On Mon, Apr 01, 2019 at 02:29:44PM +1100, Chris Angelico wrote:
The multiple affix case has exactly two forms:
1) Tearing multiple affixes off (eg stripping "asdf.jpg.png" down to just "asdf"), which most people are saying "no, don't do that, it doesn't make sense and isn't needed"
Perhaps I've missed something obvious (its been a long thread, and I'm badly distracted with hardware issues that are causing me some considerable grief), but I haven't seen anyone say "don't do that". But I have seen David Mertz say that this was the best behaviour: [quote] fname = 'silly.jpg.png.gif.png.jpg.gif.jpg' I'm honestly not sure what behavior would be useful most often for this oddball case. For the suffixes, I think "remove them all" is probably the best [end quote] I'd also like to point out that this is not an oddball case. There are two popular platforms where file extensions are advisory not mandatory (Linux and Mac), but even on Windows it is possible to get files with multiple, meaningful, extensions (foo.tar.gz for example) as well as periods used in place of spaces (a.funny.cat.video.mp4).
2) Removing one of several options, which implies that one option is a strict subpiece of another (eg stripping off "test" and "st")
I take it you're only referring to the problematic cases, because there's the third option, where none of the affixes to be removed clash: spam.cut_suffix(("ed", "ing")) But that's pretty uninteresting and a simple loop or repeated call to the method will work fine: spam.cut_suffix("ed").cut_suffix("ing") just as we do with replace: spam.replace(",", "").replace(" ", "") If you only have a few affixes to work with, this is fine. If you have a lot, you may want a helper function, but that's okay.
If anyone is advocating for #1, I would agree with saying YAGNI.
David Mertz did.
But #2 is an extremely unlikely edge case, and whatever semantics are chosen for it, *normal* usage will not be affected.
Not just unlikely, but "extremely" unlikely? Presumably you didn't just pluck that statement out of thin air, but have based it on an objective and statistically representative review of existing code and projections of future uses of these new methods. How could I possibly argue with that? Except to say that I think it is recklessly irresponsible for people engaged in language design to dismiss edge cases which will cause users real bugs and real pain so easily. We're not designing for our personal toolbox, we're designing for hundreds of thousands of other people with widely varying needs. It might be rare for you, but for somebody it will be happening ten times a day. And for somebody else, it will only happen once a year, but when it does, their code won't raise an exception it will just silently do the wrong thing. This is why replace does not take a set of multiple targets to replace. The user, who knows their own use-case and what behaviour they want, can write their own multiple-replace function, and we don't have to guess what they want. The point I am making is not that we must not ever support multiple affixes, but that we shouldn't rush that decision. Let's pick the low-hanging fruit, and get some real-world experience with the function before deciding how to handle the multiple affix case. [...]

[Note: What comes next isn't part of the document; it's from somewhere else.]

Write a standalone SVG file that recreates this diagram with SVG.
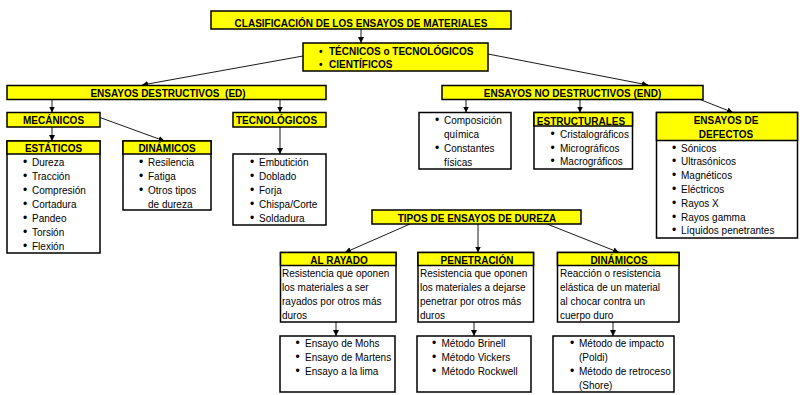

Or all the behaviours actually do the same thing anyway.
In this thread, I keep hearing this message: "My own personal use-case will never be affected by clashing affixes, so I don't care what behaviour we build into the language, so long as we pick something RIGHT NOW and don't give the people actually affected time to use the method and decide what works best in practice for them." Like for the str.replace method, the final answer might be "there is no best behaviour and we should refuse to choose". Why are we rushing to permanently enshrine one specific behaviour into the builtins before any of the users of the feature have a chance to use it and decide for themselves which suits them best? Now is better than never. Although never is often better than *right* now. Somebody (I won't name names, but they know who they are) wrote to me off-list some time ago and accused me of being arrogant and thinking I know more than everyone else. Well perhaps I am, but I'm not so arrogant as to think that I can choose the right behaviour for clashing affixes for other people when my own use-cases don't have clashing affixes. [...]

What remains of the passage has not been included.